*Problem requirements*: Locate each line below that includes "draw" and reproduce it.

*The records*:

· · · · · · ·

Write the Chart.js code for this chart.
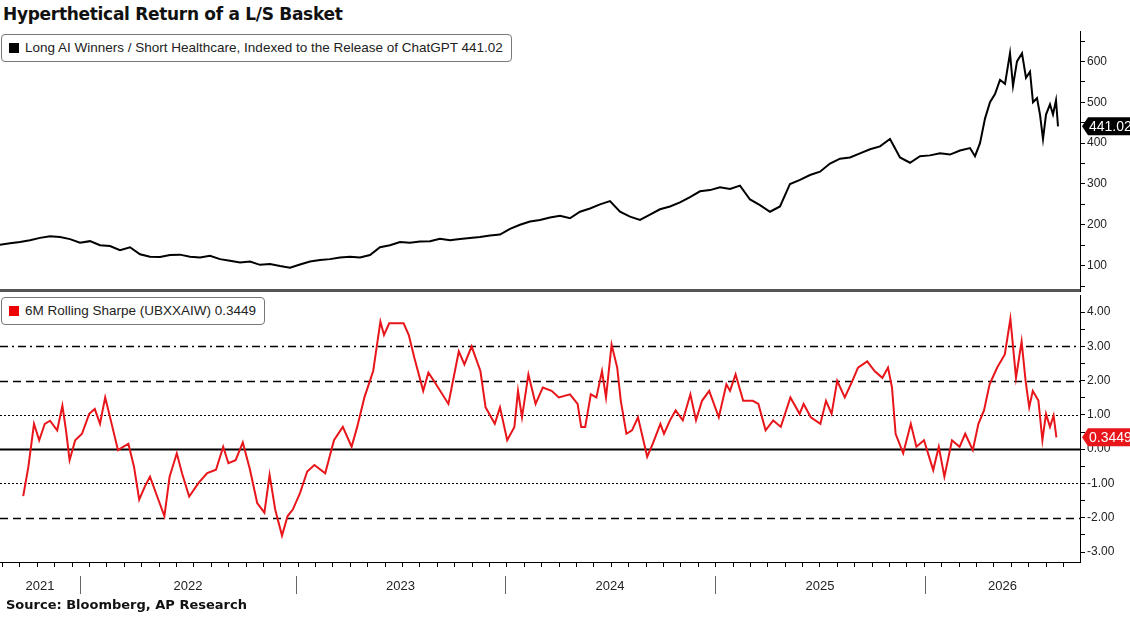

· · · · · · ·

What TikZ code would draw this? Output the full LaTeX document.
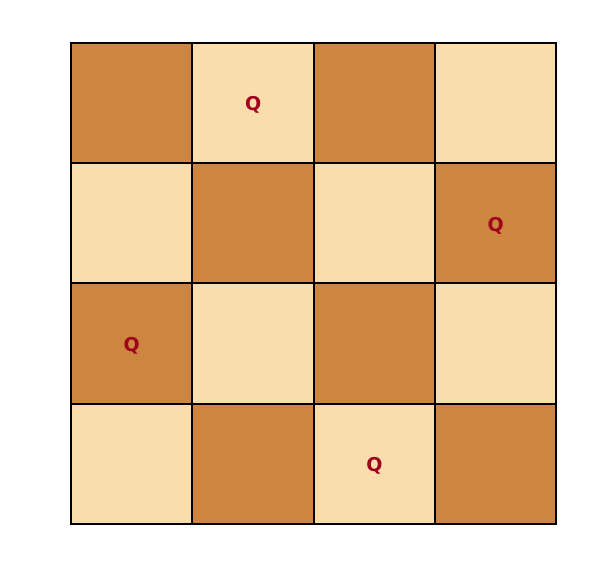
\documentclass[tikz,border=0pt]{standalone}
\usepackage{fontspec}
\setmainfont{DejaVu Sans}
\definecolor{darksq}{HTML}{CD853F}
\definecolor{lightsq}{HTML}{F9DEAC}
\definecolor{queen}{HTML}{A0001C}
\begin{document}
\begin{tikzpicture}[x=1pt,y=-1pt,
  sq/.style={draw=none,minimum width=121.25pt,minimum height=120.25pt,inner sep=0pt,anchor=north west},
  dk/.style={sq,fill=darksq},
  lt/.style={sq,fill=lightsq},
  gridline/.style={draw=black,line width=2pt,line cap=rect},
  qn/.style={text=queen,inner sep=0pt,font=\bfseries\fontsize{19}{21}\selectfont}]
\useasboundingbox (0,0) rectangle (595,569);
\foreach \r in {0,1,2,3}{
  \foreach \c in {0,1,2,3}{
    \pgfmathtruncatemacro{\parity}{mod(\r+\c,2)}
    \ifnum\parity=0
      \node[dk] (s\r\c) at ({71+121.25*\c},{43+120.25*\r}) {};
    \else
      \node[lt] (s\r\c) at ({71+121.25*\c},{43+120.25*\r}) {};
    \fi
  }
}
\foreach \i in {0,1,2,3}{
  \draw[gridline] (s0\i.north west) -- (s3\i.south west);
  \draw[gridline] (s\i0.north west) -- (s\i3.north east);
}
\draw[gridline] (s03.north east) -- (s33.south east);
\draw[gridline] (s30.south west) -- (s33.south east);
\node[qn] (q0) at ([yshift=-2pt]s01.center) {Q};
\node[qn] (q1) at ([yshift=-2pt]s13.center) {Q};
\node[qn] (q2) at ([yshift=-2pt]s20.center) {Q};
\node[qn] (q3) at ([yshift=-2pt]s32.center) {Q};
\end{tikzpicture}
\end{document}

· · · · · · ·

*Response to this task*:
What TikZ code would draw this? Output the full LaTeX document.
  sq/.style={draw=none,minimum width=121.25pt,minimum height=120.25pt,inner sep=0pt,anchor=north west},
  gridline/.style={draw=black,line width=2pt,line cap=rect},
  \draw[gridline] (s0\i.north west) -- (s3\i.south west);
  \draw[gridline] (s\i0.north west) -- (s\i3.north east);
\draw[gridline] (s03.north east) -- (s33.south east);
\draw[gridline] (s30.south west) -- (s33.south east);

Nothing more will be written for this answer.